Making the wrong down payment
The right or wrong down payment will depend on your situation, but too few prospective homeowners consider what their down payment should be and the effect on your family for years. If you have a down payment of less than 20% you will have an extra cost on your monthly payment of Private Mortgage Insurance (PMI). On the other end of things, some families believe a home purchase is not an option if a 20% down payment is out of reach. There’s a number of programs, some specifically for first time buyers, that help overcome that challenge. It’s also worth checking with specific banks and lenders on programs for first-time buyers. Remember, just because you have the option to make a lower down payment doesn’t necessarily mean you should. In any event, consider all the options available to you.
Forgetting about the cost of owning a home
It’s easy to remember costs like the mortgage payment for the home you’re considering. As a first-time homeowner, it can be hard to envision all the new costs that are part of home ownership. You might have some rolled into your payment like Private Mortgage Insurance, property taxes, or insurance. Other expenses will be separate. Some of these can include homeowner’s association due, utilities, household maintenance, lawn care, and more.

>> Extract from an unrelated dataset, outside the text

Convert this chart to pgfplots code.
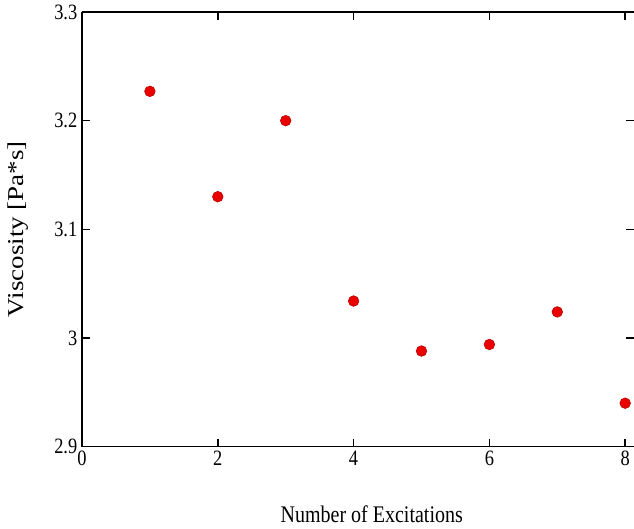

As you consider a home, take this into account and be realistic about how this will change your spending.
Underestimating Repair, Renovation, or Upgrade Costs
Renovation shows are very popular. When you watch a home renovation compressed into 30 minute TV episode, the endeavor can seem easier than it is. It’s also a bit misleading about the cost because it’s not your money and that’s what TV does. If you buy a home that requires some work or simply because you want it, be levelheaded about what it will cost. This doesn’t mean you shouldn’t buy a fixer upper. It does mean you need to be honest and plan for a realistic cost for the work.
Neglecting Closing Costs and Moving Costs
Closing costs are in addition to your down payment. This category of costs covers a number of line items associated with closing. Some examples include title fees, attorney fees, lender fees, inspection fees, appraisal fees, title search fee, or taxes. This will vary by situation and where you are located, but usually falls between 2% to 5% of the home price.
First-time home shoppers are sometimes hesitant to negotiate terms. This is a big mistake a can make a huge difference in the final terms of the deal. The most obvious piece to be negotiated is the price, but this can extend to a number of factors. Negotiating factors like a home warranty, move in date, or even furniture you would like to be included could be points to propose. A good qualified realtor can help with this. Don’t be afraid to negotiate for better terms. Most sellers assume this will be the case and expect it.
Don’t let this list dishearten you. These mistakes are easily avoidable now that you know what to avoid. A first home can be stressful, but it’s also something to celebrate. Congratulations on your new home. May it be a joyous place where happy memories are made for years to come.